Тридцатого июля, в четверг, с утра было холодно и шел дождь. Вывезли шесть тысяч четыреста тридцать человек.
Тридцать первого июля, в пасмурную и холодную пятницу, вывезли шесть тысяч семьсот пятьдесят человек. Семьсот пятьдесят из них добровольно вызвались ехать. Люди утешали себя тем, что на «Востоке» их ждет работа, возможно, тяжелая, но она позволит пережить это страшное время. Всё лучше, чем ожидать неизбежного.
Тридцать первого июля в Доме сирот шли приготовления к субботней трапезе. Вероятно, она была лучше обычных ежедневных ужинов, хотя никому не приходило в голову, что это их последний шабат. Ружа Штокман, экономка, выдала девочкам продукты, которые Доктор умудрился достать, а она – выкроить из запасов. Вместо слишком дорогих хал – две белые булки. Муку, масло и яичный порошок «Эрика» растворят в воде. Получится жалкий заменитель бульона. Вместо фаршированного карпа тефтели из корюшки – маленькой, дурно пахнущей рыбешки, которую в большом количестве доставляли в гетто. На десерт – каша с вареной морковью, подслащенная патокой. На воскресенье готовится чулнт, согласно бытующему в гетто рецепту. На три килограмма брюквы, перетертой на крупной терке, берется пятнадцать декаграммов ячменя, пятнадцать декаграммов фасоли, немного масла, немного соли, щепотка лимонной кислоты, немного сахарина. Все это заливается водой и тушится.
Предстоит много работы. Дом нужно убрать. Все должно быть на своем месте. Надо почистить и заштопать детскую одежку, чтобы воспитанники выглядели опрятно; пришить пуговицы, вставить резинки в белье. Вечером стол накрывают белой скатертью. Кто-то из воспитательниц зажигает свечи, благословляя свет. Это обязанность матери, но пани Стефа до самого конца подчеркивает свой атеизм. Однако религия всегда присутствовала в жизни Дома, а сейчас, в дни опасности, стала единственным утешением.
Когда праздничный ужин будет съеден, Доктор поможет дежурным убрать посуду со стола, хотя он неловок и больше мешает, чем помогает.
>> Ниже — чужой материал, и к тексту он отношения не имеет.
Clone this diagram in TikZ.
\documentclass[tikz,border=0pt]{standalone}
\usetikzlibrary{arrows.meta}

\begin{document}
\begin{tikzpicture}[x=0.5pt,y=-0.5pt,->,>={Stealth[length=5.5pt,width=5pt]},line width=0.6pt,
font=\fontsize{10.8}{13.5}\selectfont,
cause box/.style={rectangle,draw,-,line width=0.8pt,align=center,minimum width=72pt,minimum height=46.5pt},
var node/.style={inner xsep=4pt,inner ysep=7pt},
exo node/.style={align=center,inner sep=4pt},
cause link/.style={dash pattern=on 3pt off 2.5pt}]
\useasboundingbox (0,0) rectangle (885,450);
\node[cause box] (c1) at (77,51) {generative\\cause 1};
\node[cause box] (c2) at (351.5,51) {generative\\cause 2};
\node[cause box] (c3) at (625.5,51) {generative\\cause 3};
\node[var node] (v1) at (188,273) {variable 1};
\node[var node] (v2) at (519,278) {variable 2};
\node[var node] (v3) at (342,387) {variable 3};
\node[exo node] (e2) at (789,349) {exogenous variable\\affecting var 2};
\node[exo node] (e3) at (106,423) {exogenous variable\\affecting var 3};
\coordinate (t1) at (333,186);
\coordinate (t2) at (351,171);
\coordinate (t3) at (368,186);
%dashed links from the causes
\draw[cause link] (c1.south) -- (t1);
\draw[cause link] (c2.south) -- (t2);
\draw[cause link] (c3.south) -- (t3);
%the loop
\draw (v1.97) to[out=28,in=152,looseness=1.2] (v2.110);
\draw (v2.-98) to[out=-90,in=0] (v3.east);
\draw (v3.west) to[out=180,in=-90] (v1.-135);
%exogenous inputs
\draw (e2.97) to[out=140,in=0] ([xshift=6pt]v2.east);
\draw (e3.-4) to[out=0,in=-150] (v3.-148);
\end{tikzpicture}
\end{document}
Это одно из его чудачеств; он говорит, что благодаря этому много узнаёт о детях, а главное – учится понимать, что нет плохой и хорошей, чистой и грязной работы: любая работа важна, потому что полезна.
Когда дети уже лежат в кроватях, он, как всегда, рассказывает им на ночь сказки. Ту, любимую, о Коте в Сапогах, которой он развлекал раненых солдат, что возвращались с русско-японской войны. А может, свою неоконченную историю о девочке-сироте, которая разговаривает с ханукальной свечкой?
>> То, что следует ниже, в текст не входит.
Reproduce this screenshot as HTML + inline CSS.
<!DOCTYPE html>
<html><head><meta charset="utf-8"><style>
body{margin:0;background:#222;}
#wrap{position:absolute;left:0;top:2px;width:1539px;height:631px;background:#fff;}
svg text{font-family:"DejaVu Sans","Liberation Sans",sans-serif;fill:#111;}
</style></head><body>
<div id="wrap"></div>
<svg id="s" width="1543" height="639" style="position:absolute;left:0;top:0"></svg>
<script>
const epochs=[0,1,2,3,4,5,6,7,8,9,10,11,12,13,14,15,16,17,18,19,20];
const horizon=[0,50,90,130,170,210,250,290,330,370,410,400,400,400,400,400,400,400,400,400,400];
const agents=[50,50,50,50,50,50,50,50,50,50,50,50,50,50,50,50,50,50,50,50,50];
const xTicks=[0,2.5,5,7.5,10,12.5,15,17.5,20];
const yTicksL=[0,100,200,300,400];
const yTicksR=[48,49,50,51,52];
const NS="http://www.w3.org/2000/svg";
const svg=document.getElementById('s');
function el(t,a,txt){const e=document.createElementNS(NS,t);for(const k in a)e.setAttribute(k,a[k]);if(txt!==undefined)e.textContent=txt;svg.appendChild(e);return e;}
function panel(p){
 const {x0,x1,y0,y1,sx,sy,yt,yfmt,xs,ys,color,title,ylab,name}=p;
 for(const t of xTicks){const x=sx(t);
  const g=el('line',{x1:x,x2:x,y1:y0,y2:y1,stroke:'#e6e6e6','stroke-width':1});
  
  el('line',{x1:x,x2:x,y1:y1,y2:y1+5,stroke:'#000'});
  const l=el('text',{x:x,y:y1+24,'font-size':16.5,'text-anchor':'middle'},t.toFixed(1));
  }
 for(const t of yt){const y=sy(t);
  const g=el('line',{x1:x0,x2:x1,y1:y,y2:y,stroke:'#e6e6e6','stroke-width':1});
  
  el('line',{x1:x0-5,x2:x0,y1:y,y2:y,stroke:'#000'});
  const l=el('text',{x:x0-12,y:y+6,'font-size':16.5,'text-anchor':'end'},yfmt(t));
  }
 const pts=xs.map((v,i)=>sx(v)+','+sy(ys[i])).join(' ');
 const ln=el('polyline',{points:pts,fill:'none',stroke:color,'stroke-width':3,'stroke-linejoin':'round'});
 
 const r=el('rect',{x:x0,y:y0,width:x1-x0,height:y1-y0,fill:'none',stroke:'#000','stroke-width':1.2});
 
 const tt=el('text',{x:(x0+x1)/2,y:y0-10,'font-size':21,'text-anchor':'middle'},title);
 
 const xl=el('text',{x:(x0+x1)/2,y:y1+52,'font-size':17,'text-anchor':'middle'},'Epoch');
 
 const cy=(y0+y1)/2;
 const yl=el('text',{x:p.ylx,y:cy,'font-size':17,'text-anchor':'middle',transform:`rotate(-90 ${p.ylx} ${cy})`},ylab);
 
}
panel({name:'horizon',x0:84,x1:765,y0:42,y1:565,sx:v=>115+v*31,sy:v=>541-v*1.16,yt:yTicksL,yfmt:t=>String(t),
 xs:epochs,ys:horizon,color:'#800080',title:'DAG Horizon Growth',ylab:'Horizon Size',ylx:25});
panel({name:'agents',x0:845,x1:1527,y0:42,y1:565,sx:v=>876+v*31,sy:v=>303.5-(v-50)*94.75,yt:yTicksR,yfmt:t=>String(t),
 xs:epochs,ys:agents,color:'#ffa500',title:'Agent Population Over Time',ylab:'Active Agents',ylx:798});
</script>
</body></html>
Нет, он не держал детей под защитным куполом. Не обманывал их. Он приучал детей к мысли о смерти, напрямую говорил о смерти. Учитывая ситуацию – говорил так открыто, что мороз по коже идет. Сирота из сказки – кто-то из этих детей, лежащих в постели, – жалуется, что родители умерли, а она даже не знает, где их могила. «Будь могила родителей рядом, я была бы не одна».